On a Sunday evening, June 3, 1990, Prime Minister Brian Mulroney and the ten provincial premiers marked the third anniversary of the Meech Lake Accord at a dinner in the architectural splendour of the Canadian Museum of Civilization in Hull, Quebec.

But no one was celebrating over the shrimp and beef and fiddleheads. Three of the leaders, New Brunswick's Frank McKenna, Manitoba's Gary Filmon and Clyde Wells of Newfoundland, had been elected after the accord was struck, and all had expressed serious reservations about what was in the document. As a deadline for decision rapidly approached, the deal was unraveling.

Twenty days later, Meech Lake was dead. Canada embarked on a half-decade of mistrust and disillusionment which brought the country to the edge of destruction.

As the member for Rupert's Land, Elijah Harper stalled the Manitoba legislature past the deadline for approval of the Meech Lake Accord (courtesy Reuter).

The Quebec government had stood aside when the new constitution was signed in 1982. Meech's supporters said they wanted to set that right, to bring Quebec back into the Canadian family. Under the accord, the constitution would be modified to designate Quebec a "distinct society," and to give it and all of the provinces both a veto over major constitutional reform and new powers, for example in immigration and the appointment of Senators and Supreme Court justices.

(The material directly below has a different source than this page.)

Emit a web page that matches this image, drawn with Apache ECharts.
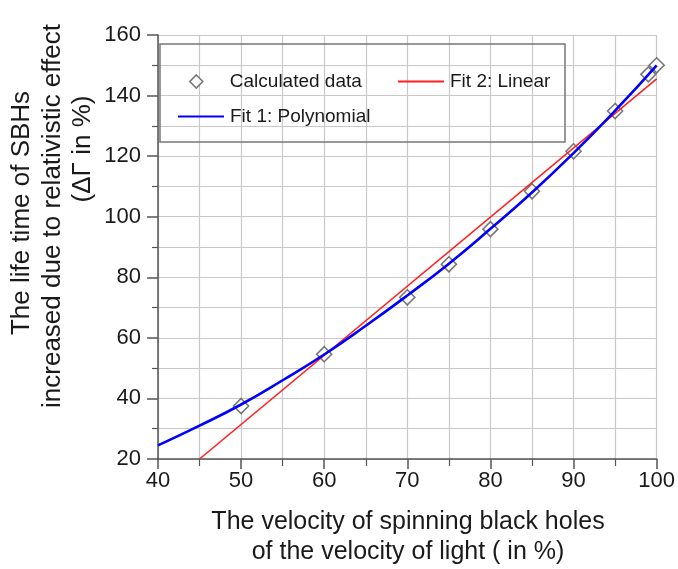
<!DOCTYPE html>
<html><head><meta charset="utf-8">
<script src="https://cdn.jsdelivr.net/npm/echarts@6/dist/echarts.min.js"></script>
<style>html,body{margin:0;padding:0;background:#fff}#c{width:678px;height:569px}</style>
</head><body><div id="c"></div>
<script>
// Data
const calcX = [50, 60, 70, 75, 80, 85, 90, 95, 99, 100];
const calcY = [37.5, 54.6, 73.4, 84.3, 95.9, 108.4, 121.6, 134.9, 147, 150];
const polyX = [40, 45, 50, 55, 60, 65, 70, 75, 80, 85, 90, 95, 100];
const polyY = [24.5, 31, 38, 46, 54.5, 64, 74, 84.5, 96, 108, 121, 135, 150];
const linX = [45, 100];
const linY = [20, 145.5];
const xTicks = [40, 50, 60, 70, 80, 90, 100];
const yTicks = [20, 40, 60, 80, 100, 120, 140, 160];

const FONT = 'Liberation Sans, Arial, sans-serif';
const zip = (a, b) => a.map((v, i) => [v, b[i]]);

const chart = echarts.init(document.getElementById('c'), null, {renderer: 'canvas'});
const axisCommon = {
  type: 'value',
  axisLine: {show: true, onZero: false, lineStyle: {color: '#555', width: 1.5}},
  axisTick: {show: true, inside: false, lineStyle: {color: '#555', width: 1.5}},
  minorTick: {show: true, splitNumber: 2, lineStyle: {color: '#555', width: 1.2}},
  splitLine: {show: true, lineStyle: {color: '#c8c8c8', width: 1.2}},
  minorSplitLine: {show: true, lineStyle: {color: '#c8c8c8', width: 1.2}},
  axisLabel: {color: '#1a1a1a', fontFamily: FONT, fontSize: 22}
};
const legendText = (pad) => ({color: '#1a1a1a', fontFamily: FONT, fontSize: 19, padding: [0, 0, 0, pad]});
const hiddenSym = {opacity: 0};
chart.setOption({
  animation: false,
  grid: {left: 158, right: 20, top: 35, bottom: 110, containLabel: false},
  xAxis: Object.assign({}, axisCommon, {
    min: xTicks[0], max: xTicks[xTicks.length - 1], interval: 10,
    axisTick: Object.assign({}, axisCommon.axisTick, {length: 10}),
    minorTick: Object.assign({}, axisCommon.minorTick, {length: 7}),
    axisLabel: Object.assign({}, axisCommon.axisLabel, {margin: 11})
  }),
  yAxis: Object.assign({}, axisCommon, {
    min: yTicks[0], max: yTicks[yTicks.length - 1], interval: 20,
    axisTick: Object.assign({}, axisCommon.axisTick, {length: 11}),
    minorTick: Object.assign({}, axisCommon.minorTick, {length: 6}),
    axisLabel: Object.assign({}, axisCommon.axisLabel, {margin: 17})
  }),
  legend: [
    {
      data: [{name: 'Calculated data', icon: 'diamond'}],
      left: 184, top: 67,
      itemWidth: 13, itemHeight: 13, selectedMode: false,
      itemStyle: {color: '#fff', borderColor: '#555', borderWidth: 1.6},
      textStyle: legendText(22)
    },
    {
      data: [{name: 'Fit 2: Linear', itemStyle: hiddenSym}],
      left: 392, top: 67,
      itemWidth: 46, itemHeight: 13, selectedMode: false,
      textStyle: legendText(1)
    },
    {
      data: [{name: 'Fit 1: Polynomial', itemStyle: hiddenSym}],
      left: 172, top: 102,
      itemWidth: 46, itemHeight: 13, selectedMode: false,
      textStyle: legendText(1)
    }
  ],
  graphic: [
    {type: 'rect', shape: {x: 160, y: 44, width: 405, height: 98},
     style: {fill: 'none', stroke: '#777', lineWidth: 1.5}, z: 5},
    {type: 'text', x: 408, y: 522, style: {text: 'The velocity of spinning black holes', font: '25px ' + FONT, fill: '#1a1a1a', align: 'center', verticalAlign: 'middle'}},
    {type: 'text', x: 408, y: 552, style: {text: 'of the velocity of light ( in %)', font: '25px ' + FONT, fill: '#1a1a1a', align: 'center', verticalAlign: 'middle'}},
    {type: 'text', x: 22, y: 213, rotation: Math.PI / 2, style: {text: 'The life time of SBHs', font: '26px ' + FONT, fill: '#1a1a1a', align: 'center', verticalAlign: 'middle'}},
    {type: 'text', x: 53, y: 216, rotation: Math.PI / 2, style: {text: 'increased due to relativistic effect', font: '26px ' + FONT, fill: '#1a1a1a', align: 'center', verticalAlign: 'middle'}},
    {type: 'text', x: 83, y: 149, rotation: Math.PI / 2, style: {text: '(ΔΓ in %)', font: '26px ' + FONT, fill: '#1a1a1a', align: 'center', verticalAlign: 'middle'}}
  ],
  series: [
    {
      name: 'Calculated data', type: 'scatter', data: zip(calcX, calcY),
      symbol: 'diamond', symbolSize: 15, z: 2,
      itemStyle: {color: '#fff', borderColor: '#555', borderWidth: 1.6}
    },
    {
      name: 'Fit 2: Linear', type: 'line', data: zip(linX, linY),
      showSymbol: false, symbol: 'none', z: 3,
      lineStyle: {color: '#ff2020', width: 1.6}, itemStyle: {color: '#ff2020'}
    },
    {
      name: 'Fit 1: Polynomial', type: 'line', data: zip(polyX, polyY), smooth: true,
      showSymbol: false, symbol: 'none', z: 4,
      lineStyle: {color: '#0000ff', width: 2.6}, itemStyle: {color: '#0000ff'}
    }
  ]
});
</script></body></html>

The Quebec National Assembly ratified Meech Lake on June 23, 1987. For it to take effect, the country's other ten parliaments had three years from that date to sign onto the arrangement. For a while, Meech seemed an inevitability, a straightforward triumph of federal-provincial co-operation.

But only for a while. Resistance built and support plummeted as a deal done in the dark came into the light. Former Prime Minister Pierre Trudeau took on the role of opposition leader, pouring scorn on Mulroney and Meech. A pusillanimous prime minister, he claimed, was giving the country away to the provinces. By the beginning of June 1990, almost half the Canadian people were with Trudeau, opposed to the agreement.

Mulroney worked furiously to retrieve the momentum during a six-day negotiating marathon that followed the June 3rd dinner. McKenna came ostentatiously on board and the other two dissident premiers each agreed to hold a vote in their legislatures. They did so, however, without enthusiasm.

The votes in Winnipeg and St. John's never took place. As a protest against Meech's lack of attention to aboriginal issues, Elijah Harper, a Cree member of the Manitoba legislative assembly, said a soft but emphatic "no" to Gary Filmon's request for unanimous consent to put Meech onto the floor for debate. Clyde Wells, always an outspoken opponent of the accord, meanwhile found Harper's stand highly convenient. If there was not to be a decision in Manitoba, he could argue, a vote in Newfoundland would simply be a useless academic exercise.

Frantic federal-provincial negotiations continued right up to the June 23rd deadline. They were not helped by Mulroney's admission, in a rash interview to the Globe and Mail, that he had deliberately left his final attempt to forge a consensus to the last minute in order to manufacture a crisis atmosphere. In his colourful language, the prime minister boasted that he had picked early June and decided that was the time when "I'm going to roll all the dice." A howl went up across the country at Mulroney's cynical manipulations. He had given his opponents the moral high ground, complained one premier who favoured Meech.

It became a national parlour game. Who had killed Meech Lake? Mulroney, with his infamous dice? The stubborn Clyde Wells? A determined Elijah Harper? Journalist Andrew Cohen's compelling account of Meech Lake, A Deal Undone, concludes that the politicians may have held the dagger, but that the whole country was an accomplice. "As much as English Canada misunderstood Quebec, and it did, Quebec misunderstood English Canada. It was predictable that Meech Lake would come to represent the flashpoint in a clash of wills."

Minorities forget less easily than majorities. A Quebec City commentator recalled that in his province "the collapse of Meech was as close to an apocalyptic event as can be imagined in peacetime. The massive river of blue and white that flowed through Montreal for the fête nationale parade that weekend was proof Quebeckers wanted the death of Meech avenged."

A direct line runs from June 23, 1990 to the 1995 Quebec referendum, the day when Canadians almost lost their country.